Member of the Washington House of Representatives from the 6th district
- In office January 8, 2001 – January 12, 2009
- Preceded by: Duane Sommers
- Succeeded by: John Driscoll

Personal details
- Born: John Edward Ahern December 4, 1934 Havre, Montana, U.S.
- Died: December 19, 2020 (aged 86) Spokane, Washington, U.S.
- Party: Republican
- Occupation: Politician

= John Ahern (politician) =

American politician (1934–2020)

John Edward Ahern (December 4, 1934 – December 19, 2020) was an American politician of the Republican Party who served in the Washington House of Representatives, representing the 6th district from 2001 to 2009 and 2011 to 2013. Ahern was born in Havre, Montana, and lived with his family in Silver Springs, Maryland.
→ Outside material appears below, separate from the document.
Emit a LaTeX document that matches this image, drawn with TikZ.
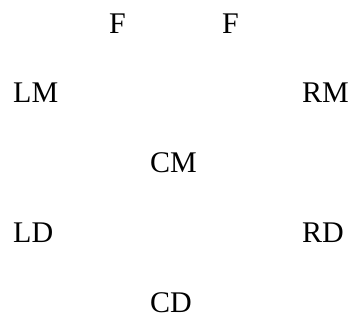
\documentclass[tikz,border=0pt]{standalone}
\usepackage{fontspec}
\setmainfont{Liberation Serif}
\usepackage{tikz}

\tikzset{lbl/.style={anchor=base west, inner sep=0pt, font=\fontsize{30}{36}\selectfont}}

\begin{document}
\begin{tikzpicture}[x=1pt, y=1pt]
    \useasboundingbox (0,0) rectangle (357,324);
    \foreach \nm/\txt/\X/\Y in {FL/F/109/290, FR/F/222/290,
                                LM/LM/13/221, RM/RM/302/221,
                                CM/CM/150/151,
                                LD/LD/13/81, RD/RD/302/81,
                                CD/CD/150/11} {
      \node[lbl] (\nm) at (\X,\Y) {\txt};
    }
\end{tikzpicture}
\end{document}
He went to the University of Maryland and served in the United States Army Reserves. Ahern was a Catholic. He received his undergrad education from the University of Denver and had a law degree from Gonzaga University. He was involved with the office products and supplies business in Spokane, Washington.

== Personal life ==
Ahern's wife was Nancy Ahern. They have three children. Ahern and his family live in Spokane, Washington.

Ahern died on December 19, 2020, in Spokane, Washington, at age 86.